*Instruction*: Every line below that holds the string "this" should be copied out.
___ Given data
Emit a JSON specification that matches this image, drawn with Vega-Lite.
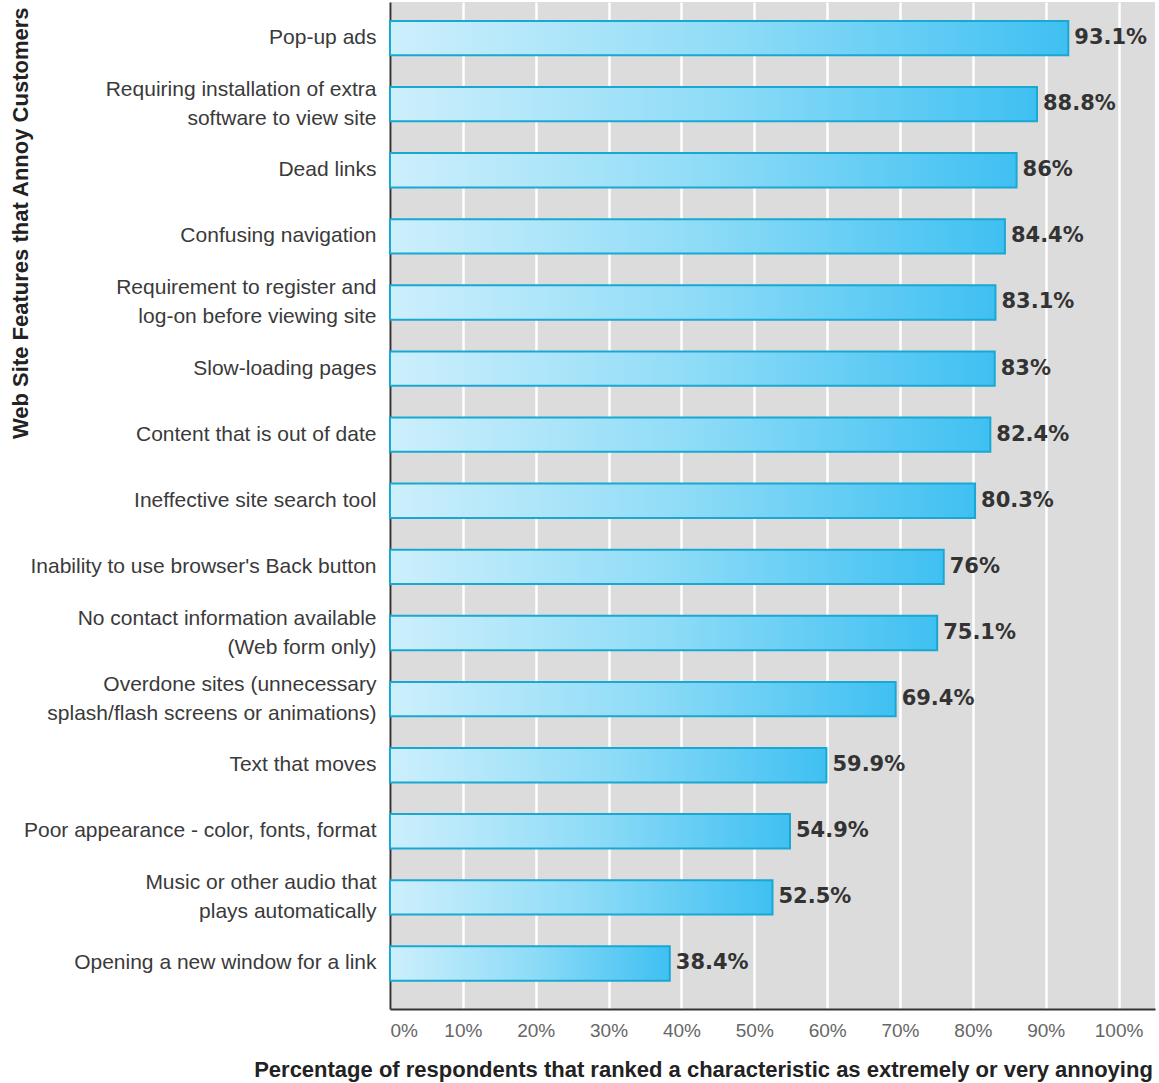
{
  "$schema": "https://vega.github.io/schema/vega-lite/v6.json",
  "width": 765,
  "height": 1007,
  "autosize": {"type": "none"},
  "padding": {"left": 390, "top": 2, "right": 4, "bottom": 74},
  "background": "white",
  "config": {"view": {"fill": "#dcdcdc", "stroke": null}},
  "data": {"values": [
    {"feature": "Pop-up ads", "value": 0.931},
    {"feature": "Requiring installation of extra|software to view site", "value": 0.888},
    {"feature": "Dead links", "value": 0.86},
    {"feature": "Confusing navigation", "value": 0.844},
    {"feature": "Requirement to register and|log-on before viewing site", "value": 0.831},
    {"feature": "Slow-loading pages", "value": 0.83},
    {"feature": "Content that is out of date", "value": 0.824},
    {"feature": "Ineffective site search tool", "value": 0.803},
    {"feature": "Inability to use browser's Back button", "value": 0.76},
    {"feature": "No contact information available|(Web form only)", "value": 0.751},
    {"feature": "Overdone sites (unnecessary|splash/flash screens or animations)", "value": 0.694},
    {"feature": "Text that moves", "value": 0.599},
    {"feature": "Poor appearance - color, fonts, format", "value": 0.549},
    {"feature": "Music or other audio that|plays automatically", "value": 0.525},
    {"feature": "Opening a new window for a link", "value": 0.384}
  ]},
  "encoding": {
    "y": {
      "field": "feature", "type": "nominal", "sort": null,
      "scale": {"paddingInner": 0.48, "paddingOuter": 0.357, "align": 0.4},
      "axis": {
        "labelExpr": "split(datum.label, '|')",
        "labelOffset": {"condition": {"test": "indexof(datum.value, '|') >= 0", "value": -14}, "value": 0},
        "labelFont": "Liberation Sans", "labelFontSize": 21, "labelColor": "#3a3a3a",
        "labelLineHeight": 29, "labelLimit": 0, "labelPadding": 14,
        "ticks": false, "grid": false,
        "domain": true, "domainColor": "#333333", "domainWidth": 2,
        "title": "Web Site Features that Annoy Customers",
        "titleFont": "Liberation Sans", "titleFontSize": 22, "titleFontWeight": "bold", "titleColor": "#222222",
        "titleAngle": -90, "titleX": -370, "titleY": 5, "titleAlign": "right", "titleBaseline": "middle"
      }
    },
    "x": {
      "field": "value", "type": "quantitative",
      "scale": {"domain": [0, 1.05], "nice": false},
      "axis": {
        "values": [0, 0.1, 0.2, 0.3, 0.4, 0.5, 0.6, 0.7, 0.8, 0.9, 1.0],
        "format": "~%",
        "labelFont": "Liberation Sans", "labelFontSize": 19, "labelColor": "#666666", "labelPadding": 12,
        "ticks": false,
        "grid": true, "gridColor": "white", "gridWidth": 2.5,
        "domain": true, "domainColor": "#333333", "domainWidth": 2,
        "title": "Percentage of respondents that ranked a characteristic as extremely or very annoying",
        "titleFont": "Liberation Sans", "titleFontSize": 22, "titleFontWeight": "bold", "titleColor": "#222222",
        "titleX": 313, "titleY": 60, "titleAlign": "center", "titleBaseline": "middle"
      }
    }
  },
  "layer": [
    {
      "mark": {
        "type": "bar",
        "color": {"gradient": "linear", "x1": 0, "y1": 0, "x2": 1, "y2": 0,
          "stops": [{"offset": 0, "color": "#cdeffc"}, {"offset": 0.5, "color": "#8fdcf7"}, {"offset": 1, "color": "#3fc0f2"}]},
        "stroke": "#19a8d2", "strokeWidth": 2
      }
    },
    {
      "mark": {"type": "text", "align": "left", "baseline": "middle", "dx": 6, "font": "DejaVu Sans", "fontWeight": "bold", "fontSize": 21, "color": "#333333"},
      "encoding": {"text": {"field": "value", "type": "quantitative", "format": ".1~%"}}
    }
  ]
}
______
___ Given data
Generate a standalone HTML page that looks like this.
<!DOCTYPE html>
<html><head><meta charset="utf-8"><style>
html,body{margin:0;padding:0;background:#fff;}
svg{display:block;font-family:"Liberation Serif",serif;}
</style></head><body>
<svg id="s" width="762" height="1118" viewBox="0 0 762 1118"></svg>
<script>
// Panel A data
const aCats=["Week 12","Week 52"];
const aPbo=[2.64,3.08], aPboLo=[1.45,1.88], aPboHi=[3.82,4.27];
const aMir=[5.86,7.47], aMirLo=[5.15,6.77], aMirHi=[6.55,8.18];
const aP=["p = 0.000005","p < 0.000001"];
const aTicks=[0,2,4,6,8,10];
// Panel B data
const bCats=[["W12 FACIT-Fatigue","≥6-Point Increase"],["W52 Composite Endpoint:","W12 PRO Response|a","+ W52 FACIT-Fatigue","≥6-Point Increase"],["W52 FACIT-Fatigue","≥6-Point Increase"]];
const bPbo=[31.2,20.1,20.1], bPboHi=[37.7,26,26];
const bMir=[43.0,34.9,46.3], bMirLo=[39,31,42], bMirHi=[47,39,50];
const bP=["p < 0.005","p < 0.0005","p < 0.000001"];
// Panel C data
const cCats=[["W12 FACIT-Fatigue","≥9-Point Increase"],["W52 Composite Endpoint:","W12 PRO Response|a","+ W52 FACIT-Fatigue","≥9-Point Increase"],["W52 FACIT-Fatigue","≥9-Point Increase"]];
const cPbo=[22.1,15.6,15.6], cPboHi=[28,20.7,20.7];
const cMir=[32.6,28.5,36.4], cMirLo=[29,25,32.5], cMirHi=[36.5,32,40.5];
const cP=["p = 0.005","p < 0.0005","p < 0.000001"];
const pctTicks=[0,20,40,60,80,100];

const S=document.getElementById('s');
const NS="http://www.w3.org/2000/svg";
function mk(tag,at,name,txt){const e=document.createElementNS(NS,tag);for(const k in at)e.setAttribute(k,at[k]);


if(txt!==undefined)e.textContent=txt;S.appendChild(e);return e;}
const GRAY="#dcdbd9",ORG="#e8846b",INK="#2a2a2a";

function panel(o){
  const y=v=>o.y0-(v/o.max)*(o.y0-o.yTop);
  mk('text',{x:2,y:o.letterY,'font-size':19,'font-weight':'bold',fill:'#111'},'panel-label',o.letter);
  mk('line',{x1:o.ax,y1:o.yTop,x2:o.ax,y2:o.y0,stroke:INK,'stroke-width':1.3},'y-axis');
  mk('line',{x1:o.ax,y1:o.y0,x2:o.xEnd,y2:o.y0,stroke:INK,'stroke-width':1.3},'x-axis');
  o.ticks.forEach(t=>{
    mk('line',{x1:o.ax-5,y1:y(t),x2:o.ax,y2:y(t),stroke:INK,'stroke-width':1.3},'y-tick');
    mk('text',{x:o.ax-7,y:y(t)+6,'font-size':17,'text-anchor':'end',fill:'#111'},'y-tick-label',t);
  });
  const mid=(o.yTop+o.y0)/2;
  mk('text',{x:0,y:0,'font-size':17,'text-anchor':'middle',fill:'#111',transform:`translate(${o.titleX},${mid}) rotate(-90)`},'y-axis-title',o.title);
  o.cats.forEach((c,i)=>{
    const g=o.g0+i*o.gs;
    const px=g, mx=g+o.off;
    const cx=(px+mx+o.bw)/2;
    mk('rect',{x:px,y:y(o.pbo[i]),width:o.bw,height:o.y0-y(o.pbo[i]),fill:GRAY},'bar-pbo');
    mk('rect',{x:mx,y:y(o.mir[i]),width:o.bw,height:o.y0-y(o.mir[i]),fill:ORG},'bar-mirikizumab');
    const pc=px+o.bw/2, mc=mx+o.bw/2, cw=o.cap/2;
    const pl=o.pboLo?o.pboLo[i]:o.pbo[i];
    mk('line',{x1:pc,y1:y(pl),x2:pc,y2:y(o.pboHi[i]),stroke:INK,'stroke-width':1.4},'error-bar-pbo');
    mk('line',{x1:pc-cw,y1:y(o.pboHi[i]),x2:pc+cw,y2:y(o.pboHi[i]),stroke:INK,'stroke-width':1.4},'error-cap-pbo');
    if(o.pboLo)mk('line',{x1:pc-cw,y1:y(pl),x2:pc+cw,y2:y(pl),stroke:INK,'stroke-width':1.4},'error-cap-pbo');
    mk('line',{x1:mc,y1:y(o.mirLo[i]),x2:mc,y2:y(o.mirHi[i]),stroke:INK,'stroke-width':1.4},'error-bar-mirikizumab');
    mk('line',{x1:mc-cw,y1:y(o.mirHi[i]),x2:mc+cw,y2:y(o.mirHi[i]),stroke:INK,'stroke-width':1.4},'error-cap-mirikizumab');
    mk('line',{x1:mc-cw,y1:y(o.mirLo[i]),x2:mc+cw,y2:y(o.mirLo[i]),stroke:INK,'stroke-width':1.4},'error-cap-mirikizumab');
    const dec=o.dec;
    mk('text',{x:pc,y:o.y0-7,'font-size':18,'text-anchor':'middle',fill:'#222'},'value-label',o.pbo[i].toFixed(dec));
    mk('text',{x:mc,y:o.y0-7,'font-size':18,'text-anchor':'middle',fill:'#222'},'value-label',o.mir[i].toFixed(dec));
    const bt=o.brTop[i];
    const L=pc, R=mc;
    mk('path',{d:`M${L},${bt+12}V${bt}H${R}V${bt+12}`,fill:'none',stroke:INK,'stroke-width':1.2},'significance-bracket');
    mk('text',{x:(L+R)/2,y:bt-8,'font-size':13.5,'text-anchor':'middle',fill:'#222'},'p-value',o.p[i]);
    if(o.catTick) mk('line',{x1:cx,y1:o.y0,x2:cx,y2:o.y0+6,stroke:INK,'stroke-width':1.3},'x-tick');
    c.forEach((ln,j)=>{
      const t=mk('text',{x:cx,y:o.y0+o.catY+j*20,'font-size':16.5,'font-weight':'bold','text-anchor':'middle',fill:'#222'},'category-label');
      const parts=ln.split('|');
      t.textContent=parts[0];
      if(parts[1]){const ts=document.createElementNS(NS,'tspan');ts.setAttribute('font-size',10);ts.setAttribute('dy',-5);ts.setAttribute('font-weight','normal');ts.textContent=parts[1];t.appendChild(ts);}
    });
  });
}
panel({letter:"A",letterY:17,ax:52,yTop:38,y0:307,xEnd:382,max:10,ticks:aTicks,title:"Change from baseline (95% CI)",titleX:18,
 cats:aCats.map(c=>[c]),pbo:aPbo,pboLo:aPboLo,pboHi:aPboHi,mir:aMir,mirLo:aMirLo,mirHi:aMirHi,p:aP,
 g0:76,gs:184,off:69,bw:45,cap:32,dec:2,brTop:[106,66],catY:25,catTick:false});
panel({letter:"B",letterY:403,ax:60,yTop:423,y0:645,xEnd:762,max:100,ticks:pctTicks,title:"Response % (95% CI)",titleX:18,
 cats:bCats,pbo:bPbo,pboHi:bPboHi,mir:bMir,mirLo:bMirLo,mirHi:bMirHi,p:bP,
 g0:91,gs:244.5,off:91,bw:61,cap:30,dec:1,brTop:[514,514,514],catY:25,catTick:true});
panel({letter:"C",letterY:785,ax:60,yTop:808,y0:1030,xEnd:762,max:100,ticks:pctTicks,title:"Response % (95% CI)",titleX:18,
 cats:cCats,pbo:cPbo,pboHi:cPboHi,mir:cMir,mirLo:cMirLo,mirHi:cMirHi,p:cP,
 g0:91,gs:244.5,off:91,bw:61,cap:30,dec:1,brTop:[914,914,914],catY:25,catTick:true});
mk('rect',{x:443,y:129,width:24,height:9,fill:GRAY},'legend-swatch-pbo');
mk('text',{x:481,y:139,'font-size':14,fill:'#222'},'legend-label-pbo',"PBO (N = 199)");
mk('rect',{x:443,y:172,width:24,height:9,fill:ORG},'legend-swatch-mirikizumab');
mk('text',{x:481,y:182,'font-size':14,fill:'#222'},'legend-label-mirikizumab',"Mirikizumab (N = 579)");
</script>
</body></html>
______
*Written answer*:
Emit a JSON specification that matches this image, drawn with Vega-Lite.
Generate a standalone HTML page that looks like this.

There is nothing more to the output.